HC Deb 26 July 1933 vol 280 cc2604-6

4.5 p.m.

Commander OLIVER LOCKER-LAMPSON

I beg to move, That leave be given to bring in a Bill to promote and extend opportunities of citizenship for Jews resident outside the British Empire. I am not personally a Jew. I do not happen to possess one drop, so far as I know, of Jewish blood in my veins, but I hope that I do not require to be a Jew to hate tyranny anywhere in the world. I hope I only require English birth and breeding to loathe the oppression of a minority anywhere. It, is un-English, it is caddish to bully a minority, and it is the duty of this House to consider the circumstances of people who are no longer citizens of a State which we recognise. I am not anti-German, and many of us in this House are almost pro-German. But I was one of the few people on this side of the House who, after the War, pleaded for fairplay for Germany. I felt that the Great German people had been misled by their leaders. I thought it was a terrible humiliation that the French should have sent black troops and quartered them in the house of Goethe, and I wanted a return to Germany of some of her territory. I also wanted an equalisation of armaments in the future for the German people.

And who altered me towards Germany? It was the German Jews who pleaded best for Germany, who day in and day out, tried to get England to be fair to Germany. And those citizens of Germany, the most eloquent and the most patriotic, are now being driven out. Germany is not driving out her cutthroats or her blackguards; she has selected the cream of her culture and suppressed it. She has admitted—and this is the point—that the Jews stand higher in the realms of art and of affairs, and for their superiority they must be punished. She has even turned upon her most glorious citizen—Einstein. It is impertinent for me to praise a man of that eminence. The most eminent men in the world admit that he is the most eminent. But there was something beyond mere eminence in the case of Professor Einstein. He was beyond any achievements in the realm of science. He stood out as the supreme example of the selfless intellectual. And to-day Einstein is without a home. He had to write his name in a visitors' book in England, and when he came to write his address, he put "Without any." The Huns have stolen his savings. The road-hog and racketeer of Europe have plundered his place. They have even taken away his violin. A man who more than any other approximated to a citizen of the world without a house ! How proud we must be that we have afforded him a shelter temporarily at Oxford to work, and long may the tides of tyranny beat in vain against these shores.
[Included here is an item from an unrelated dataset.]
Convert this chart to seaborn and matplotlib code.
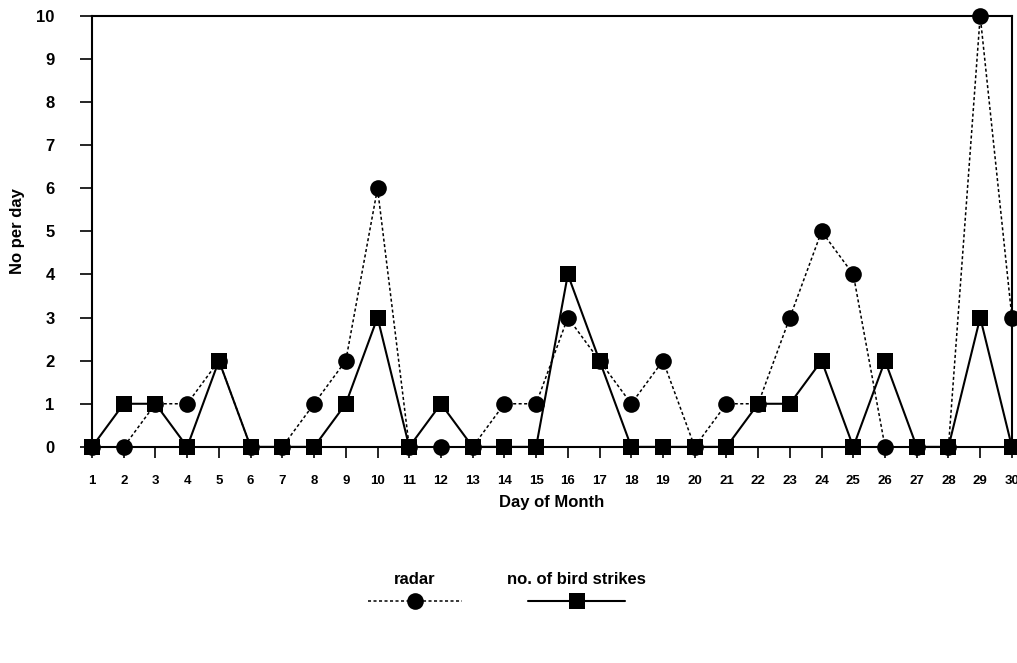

All I can say is, thank God the Germans did not win the last War. They might have treated England as they have treated the Jews to-day. They would, and it is the same spirit of frightfulness which overwhelmed small Belgium, and which is now turned upon a helpless handful for extermination. How easy it is to persecute minorities. What would happen to the Germans in our midst if we started persecuting them? I hope we never will; it would be like shooting pheasants sitting. And now how are we to help the Jews in Germany? They have been made outlaws and aliens of the German State. I wish the League of Nations could send a commission of inquiry to Germany or supply passports. Because if there ever were a time when League ought to relax the rigid interpretation or narrow laws, and adjust these to the true spirit of its purposes, it is to-day. But if that League does not act, there is another league of nations which should—the British Empire. We are a real league of nations, and we should stand by Jewry in its trouble. We have been granted the mandate of Palestine, and to help to fulfil the Messianic miracle there.

My Bill is designed to promote and extend citizenship in Palestine for Jews deprived of citizenship elsewhere. I cannot in the few moments to-day detail the Clauses of this Measure, but the Bill will prove to be a practical extension and confirmation of British duty. For we must stand by a persecuted minority. The Jews in the British Empire stood by England in the War in her fight for freedom. We must stand by their side in their fight for freedom, too. I think the only Member of this House who became, or was subsequently, a V.C. was a Jew. In the village where I live there is only one Jewish family, and in the entire district where I live there is only one mother who lost three sons fighting in the War. They were the sons of that Jewish mother. She lost three fighting in the battles of the British Empire, and when I was asked whether or not I would subscribe to a Cross in the district, I said, "Only if we put up a tribute to those Jewish fallen, too." I have seen English blood and Jewish blood spilt on many fronts, and I have noticed that the colour of the blood is the same whether it comes from the veins of the Jew or the Englishman, the Hebrew or the Briton. It was not long ago that Germany called a certain little Army "contemptible" and that contemptible Army lived to beat Germany with the support of the British Empire. I am going to prophesy that the new contemptibles—the Jew contemptibles—are going to win with the same support.

Question put, and agreed to.

Bill ordered to be brought in by Commander Oliver Locker-Lampson, Rear-Admiral Sueter, Viscount Elmley, Sir Wilfrid Sugden, Mr. Janner, Mr. Holford Knight, Mr. Hannon, and Mr. W. J. Stewart.